Collage of galaxies in the Herschel Reference Survey at infrared/submillimeter wavelengths by Herschel, left, and at visible wavelengths from the Sloan Digital Sky Survey, right. The Herschel image is colored with blue representing cold dust and red representing warm dust; the SDSS image shows young stars in blue and old stars in red. Together, the observations plot young, dust-rich spiral/irregular galaxies in the top left, with giant dust-poor elliptical galaxies in the bottom right. Image credit: ESA / Herschel / HRS-SAG2 / HeViCS Key Programmes / Sloan Digital Sky Survey / L. Cortese, Swinburne University.
Cosmic dust grains are a minor but fundamental ingredient in the recipe of gas and dust for creating stars and planets. But despite its importance, there is an incomplete picture of the dust properties in galaxies beyond our Milky Way Galaxy.
Key questions include how the dust varies with the type of galaxy, and how it might affect our understanding of how galaxies evolve.
“Cosmic dust is heated by starlight to temperatures of only a few tens of degrees above absolute zero, and can thus be only seen at far-infrared/sub-millimeter wavelengths,” said Dr Luca Cortese from Swinburne University of Technology in Melbourne, Australia, who is the lead author of a paper published in the journal Monthly Notices of the Royal Astronomical Society.

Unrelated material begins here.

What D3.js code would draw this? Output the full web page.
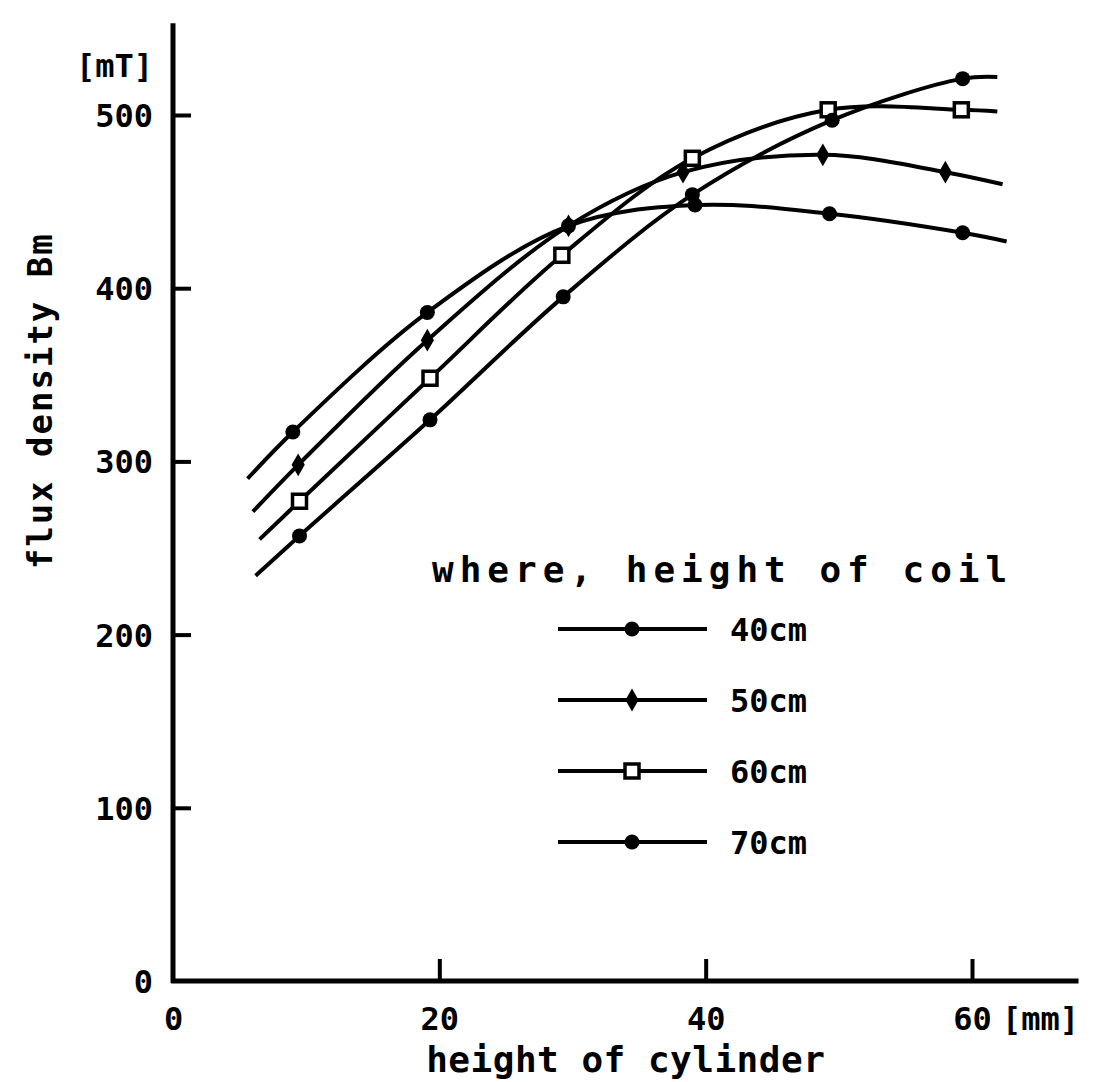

The two cameras on board the Herschel (PACS and SPIRE) allowed scientists to probe different frequencies of dust emission, which bear imprints on the physical properties of the grains and therefore were critical for this study.
“The long wait was worthwhile, as the combination of the PACS and SPIRE data shows that the properties of grains vary from one galaxy to another – more than we originally expected. As dust is heated by starlight, we knew that the frequencies at which grains emit should be related to a galaxy’s star formation activity. However, our results show that galaxies’ chemical history plays an equally important role,” Dr Cortese said.
“This affects our ability to accurately estimate how much dust is in the Universe. It is particularly an issue for the most distant galaxies, which have a star formation and chemical history significantly different to the one in our own Milky Way,” said study co-author Dr Jacopo Fritz from Ghent University in Belgium.